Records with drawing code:
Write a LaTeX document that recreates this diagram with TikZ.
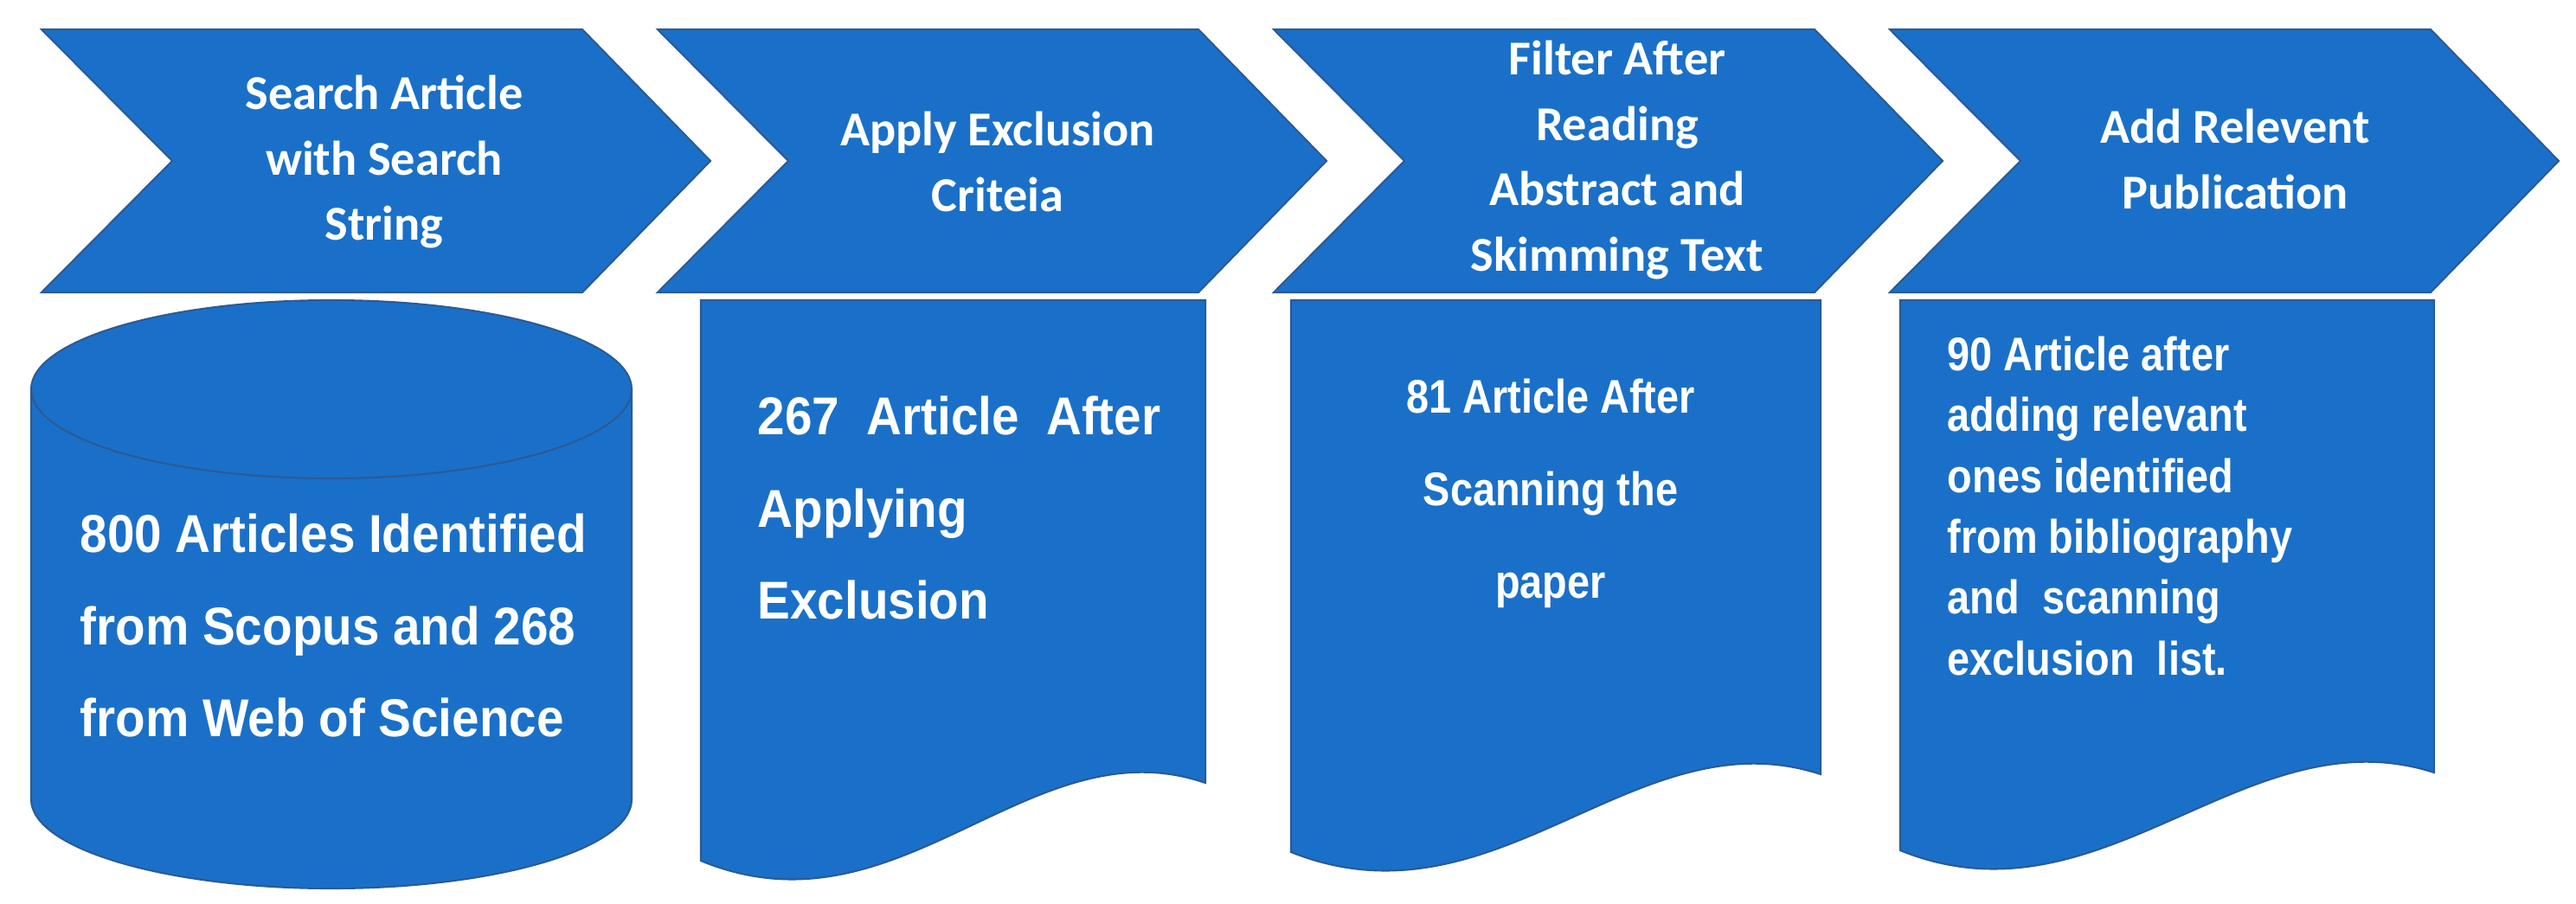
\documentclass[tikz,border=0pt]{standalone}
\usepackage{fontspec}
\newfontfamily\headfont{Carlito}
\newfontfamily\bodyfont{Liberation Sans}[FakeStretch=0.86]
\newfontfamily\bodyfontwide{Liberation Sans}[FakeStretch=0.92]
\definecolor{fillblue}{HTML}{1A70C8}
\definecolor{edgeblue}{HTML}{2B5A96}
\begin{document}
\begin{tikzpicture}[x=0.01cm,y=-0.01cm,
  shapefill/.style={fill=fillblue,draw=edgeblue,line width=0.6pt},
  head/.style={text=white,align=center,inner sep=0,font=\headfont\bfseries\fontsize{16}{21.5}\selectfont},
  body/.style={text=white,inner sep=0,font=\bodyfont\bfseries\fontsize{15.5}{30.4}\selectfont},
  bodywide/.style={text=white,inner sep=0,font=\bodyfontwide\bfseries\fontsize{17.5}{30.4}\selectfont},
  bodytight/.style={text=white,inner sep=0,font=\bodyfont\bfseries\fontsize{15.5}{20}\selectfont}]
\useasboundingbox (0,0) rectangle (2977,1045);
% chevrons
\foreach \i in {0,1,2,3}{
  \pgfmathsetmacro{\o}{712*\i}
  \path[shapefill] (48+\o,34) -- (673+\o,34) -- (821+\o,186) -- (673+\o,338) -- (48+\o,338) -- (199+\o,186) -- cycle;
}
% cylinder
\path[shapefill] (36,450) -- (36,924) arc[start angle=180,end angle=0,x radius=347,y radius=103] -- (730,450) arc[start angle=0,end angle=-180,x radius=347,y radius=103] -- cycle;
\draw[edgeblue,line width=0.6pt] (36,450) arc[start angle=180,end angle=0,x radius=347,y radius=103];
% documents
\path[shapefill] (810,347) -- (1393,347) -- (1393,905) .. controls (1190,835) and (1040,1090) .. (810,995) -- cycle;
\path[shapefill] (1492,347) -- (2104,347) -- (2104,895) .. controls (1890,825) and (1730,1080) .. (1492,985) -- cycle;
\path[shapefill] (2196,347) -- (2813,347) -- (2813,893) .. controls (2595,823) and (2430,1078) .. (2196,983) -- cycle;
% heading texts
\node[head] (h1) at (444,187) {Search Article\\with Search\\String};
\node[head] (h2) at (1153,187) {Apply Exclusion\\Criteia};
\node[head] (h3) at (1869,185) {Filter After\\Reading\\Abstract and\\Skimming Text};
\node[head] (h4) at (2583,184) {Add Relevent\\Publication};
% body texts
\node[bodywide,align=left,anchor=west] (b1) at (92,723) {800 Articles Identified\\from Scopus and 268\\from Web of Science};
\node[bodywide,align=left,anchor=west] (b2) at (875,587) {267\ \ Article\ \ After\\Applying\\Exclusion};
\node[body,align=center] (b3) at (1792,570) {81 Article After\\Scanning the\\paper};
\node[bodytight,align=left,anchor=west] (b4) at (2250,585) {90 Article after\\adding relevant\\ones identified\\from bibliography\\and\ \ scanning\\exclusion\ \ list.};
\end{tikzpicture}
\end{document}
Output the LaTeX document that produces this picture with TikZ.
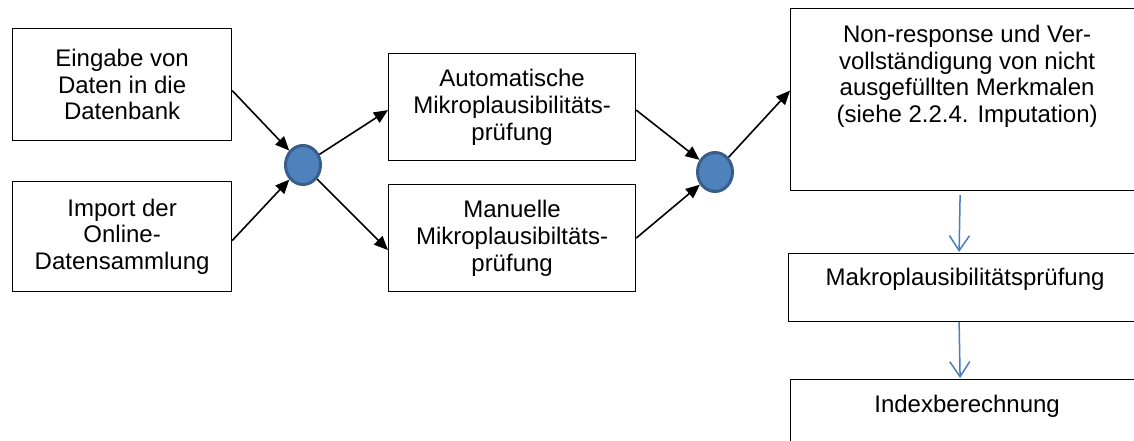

YOUR OBJECTIVE:
The records above should be reproduced exactly, with no pictures included.

THE RESULT:
Write a LaTeX document that recreates this diagram with TikZ.
\documentclass[tikz,border=0pt]{standalone}
\usepackage{fontspec}
\newfontfamily\headfont{Carlito}
\newfontfamily\bodyfont{Liberation Sans}[FakeStretch=0.86]
\newfontfamily\bodyfontwide{Liberation Sans}[FakeStretch=0.92]
\definecolor{fillblue}{HTML}{1A70C8}
\definecolor{edgeblue}{HTML}{2B5A96}
\begin{document}
\begin{tikzpicture}[x=0.01cm,y=-0.01cm,
  shapefill/.style={fill=fillblue,draw=edgeblue,line width=0.6pt},
  head/.style={text=white,align=center,inner sep=0,font=\headfont\bfseries\fontsize{16}{21.5}\selectfont},
  body/.style={text=white,inner sep=0,font=\bodyfont\bfseries\fontsize{15.5}{30.4}\selectfont},
  bodywide/.style={text=white,inner sep=0,font=\bodyfontwide\bfseries\fontsize{17.5}{30.4}\selectfont},
  bodytight/.style={text=white,inner sep=0,font=\bodyfont\bfseries\fontsize{15.5}{20}\selectfont}]
\useasboundingbox (0,0) rectangle (2977,1045);
% chevrons
\foreach \i in {0,1,2,3}{
  \pgfmathsetmacro{\o}{712*\i}
  \path[shapefill] (48+\o,34) -- (673+\o,34) -- (821+\o,186) -- (673+\o,338) -- (48+\o,338) -- (199+\o,186) -- cycle;
}
% cylinder
\path[shapefill] (36,450) -- (36,924) arc[start angle=180,end angle=0,x radius=347,y radius=103] -- (730,450) arc[start angle=0,end angle=-180,x radius=347,y radius=103] -- cycle;
\draw[edgeblue,line width=0.6pt] (36,450) arc[start angle=180,end angle=0,x radius=347,y radius=103];
% documents
\path[shapefill] (810,347) -- (1393,347) -- (1393,905) .. controls (1190,835) and (1040,1090) .. (810,995) -- cycle;
\path[shapefill] (1492,347) -- (2104,347) -- (2104,895) .. controls (1890,825) and (1730,1080) .. (1492,985) -- cycle;
\path[shapefill] (2196,347) -- (2813,347) -- (2813,893) .. controls (2595,823) and (2430,1078) .. (2196,983) -- cycle;
% heading texts
\node[head] (h1) at (444,187) {Search Article\\with Search\\String};
\node[head] (h2) at (1153,187) {Apply Exclusion\\Criteia};
\node[head] (h3) at (1869,185) {Filter After\\Reading\\Abstract and\\Skimming Text};
\node[head] (h4) at (2583,184) {Add Relevent\\Publication};
% body texts
\node[bodywide,align=left,anchor=west] (b1) at (92,723) {800 Articles Identified\\from Scopus and 268\\from Web of Science};
\node[bodywide,align=left,anchor=west] (b2) at (875,587) {267\ \ Article\ \ After\\Applying\\Exclusion};
\node[body,align=center] (b3) at (1792,570) {81 Article After\\Scanning the\\paper};
\node[bodytight,align=left,anchor=west] (b4) at (2250,585) {90 Article after\\adding relevant\\ones identified\\from bibliography\\and\ \ scanning\\exclusion\ \ list.};
\end{tikzpicture}
\end{document}
Output the LaTeX document that produces this picture with TikZ.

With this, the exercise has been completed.